The situation with the European Union is in crisis with Greece heavily in debt and risk of financial collapse.
How did it get to this point, and what are the implications. George Georgopoulos (PhD) is associate professor in the Department of Economics, and Graduate Programme Director at York University in Toronto. He has just returned from two weeks in Greece discussing the economics of the situation.Listen
Greece is hoping that it will be granted a third massive bailout of billions of Euros, but European Union leaders this week were highly agitated demanding that Greece come up with an acceptable plan of financial reforms.
Prime Minister Alexis Tsipras is seeking a new three-year bailout, promising reforms in taxes and pensions, after calling a surprise referendum on the EU proposals for austerity, which angered the EU leaders, and which Greeks rejected, further upsetting negotiations.
Tsipras is now planning to present his own austerity proposals. EU leaders said they’d heard promises before but now need action. Prime Minister Alexis Tsipras promised the plan would be submitted today, so that EU leaders could study them priot to the summit of the European Union’s 28 members set for Sunday.

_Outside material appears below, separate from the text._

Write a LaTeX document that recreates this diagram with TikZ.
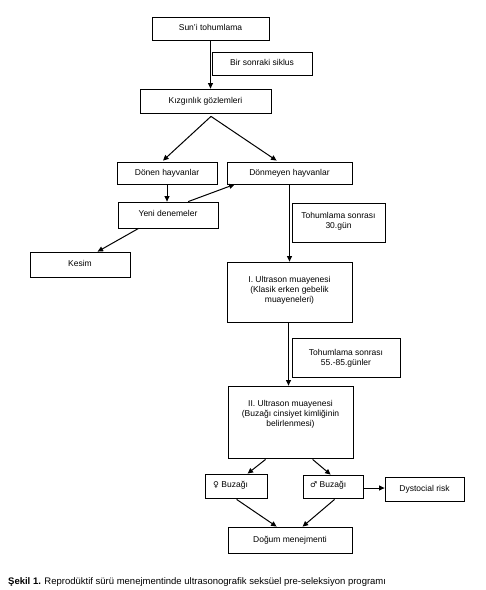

The International Monetary Fund, and some EU leaders like Germany’s Angela Merkel now reluctantly agree that some of the debt will have to be forgiven, but she has also said that a big debt write-off is out of the question.
Professor Georgopoulos suggests a more likely scenario, at least for the majority of the debt, is to extend the repayment schedule to reduce the repayment load by spreading it out over a longer period.
EU Economics Commissioner Pierre Moscovici said on France-Inter radio, adding he was hopeful a new Greek bailout deal was possible, in exchange for “concrete, complete” reform proposals.
International Monetary Fund chief Christine Lagarde reiterated Wednesday that Greece’s massive debt would need restructuring . “It well may be that the numbers may have to be revisited, but our analysis has not changed,” she said of the need for granting Greece better repayment terms
Professor Georgopoulos notes that more than economics is at stake here.
As a member of NATO, geopolitics also plays a role. He says most Greeks want to remain in the EU, and not granting them a bailout and being kicked out of the EU would embitter them towards the “west” and have them turning more toward Russia.
Indeed, U.S. Treasury Secretary Jack Lew has argued debt relief was needed for a deal — and said the potential of a Greek euro-exit would be a “geopolitical mistake.”